How to raise the working classes nearer to the level of the rest of the community, in comfort, intelligence, and selfrestraint, is now the great problem both of political and social science. As long as it is not solved, nothing is solved, nothing is settled, nothing can be called sure or lasting.

It only remains to notice two objections, which have been recently made to co-operation by economists in this country. We pass by the suggestion that workingmen have not sufficient intelligence and self-restraint either to co-operate amongst themselves or co-operate with their employers by taking a share of profits in lieu of wages. The answer to this is, that the thing has been done, and is now in actual working in so many places that doubts about its possibility, even if based on a hundred failures, are of no more force than doubts about the possibility of crossing the Atlantic by steam, based on the various cases of shipwreck which have occurred since it began. But an idea seems to prevail, and found expression at the recent meeting of the Social Science Association in New York, that co-operation is in some way intended to strike a blow at the principle of competition, and to introduce some new method of determining the rate of wages and price of commodities, and that therefore economists of the strict laissez-faire school are justified in pronouncing it visionary. But there could hardly be a greater mistake.
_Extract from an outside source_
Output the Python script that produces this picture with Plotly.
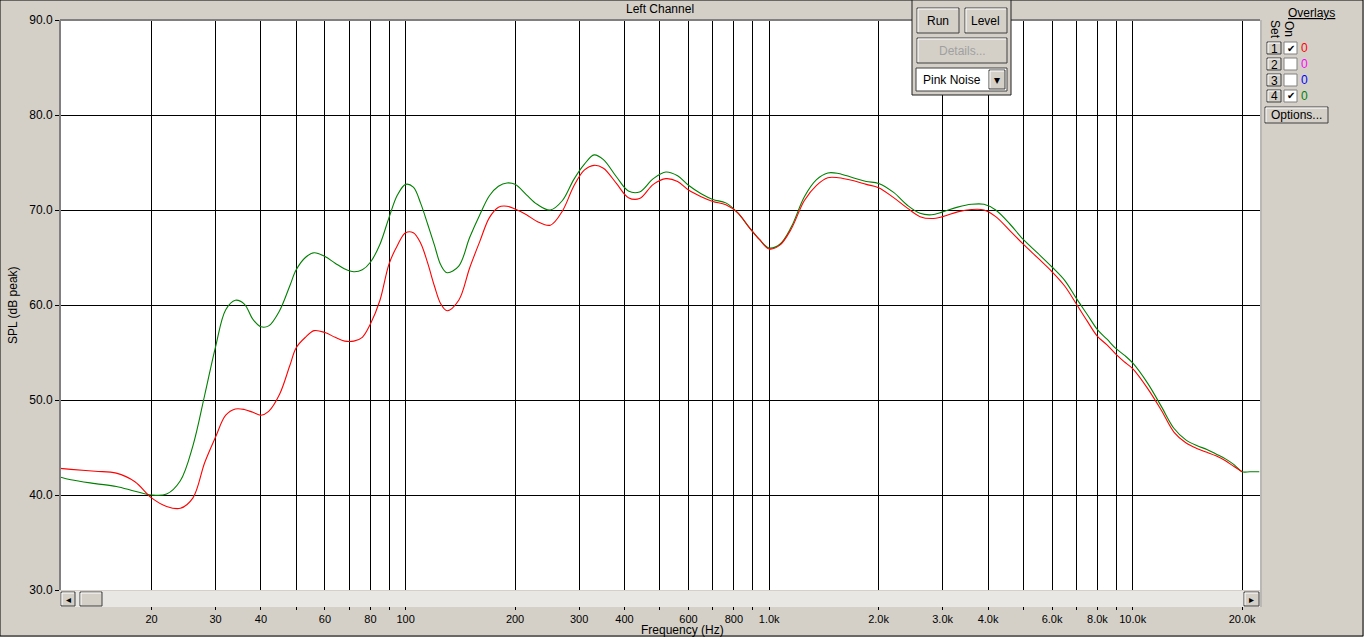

There is nothing, either in the principle on which the co-operative associations are founded or in their practical working, which infringes in the smallest degree on any well-settled economical law. A co-operative association is simply a partnership, in which the partners not only furnish the capital, but the labor. To this there is absolutely no objection whatever to be found in any economical system. It no more involves a repudiation of the principle of competition than the formation of any joint-stock company. Of course, when a certain number of men enter into partnership for the purpose of selling goods or running a stage, instead of each opening a store or running a stage of his own, they give up competition as between themselves, but they do not give it up as regards the rest of the world. The same thing may be said of the cooperative associations. In fact, if co-operative associations are economically unsound, so is every partnership and jointstock company in existence. Political economy does not require that every individual should compete with every other; it requires simply that each commercial unit, whether that unit be one man or a copartnership or company, shall compete with all the others; or, to speak more correctly, it points this out as the law by which Providence secures the progress of the human race. It is not a law of political economy simply; it is a law of human nature, and the folly of the Communists and Socialists has consisted in the delusion that they could get rid of this law, and substitute one of their own, under which the needful amount of effort would be extracted from the race by simply appealing to the individual interest in the general weal. But no communistic association has ever lived by this theory. Even the Oneida Community, who glory in having everything in common, even wives and children, are very keen traders, and compete with the world outside in the sale of tops and jam, as energetically as any dealer in New York or Boston. Co-operative associations, even if they had absorbed the whole working class and the whole capital of the country, would still be subject to the régime of competition. They would have to compete with each other, and their success would depend on the extent to which they could surpass other manufacturers or dealers in skill, industry, and enterprise.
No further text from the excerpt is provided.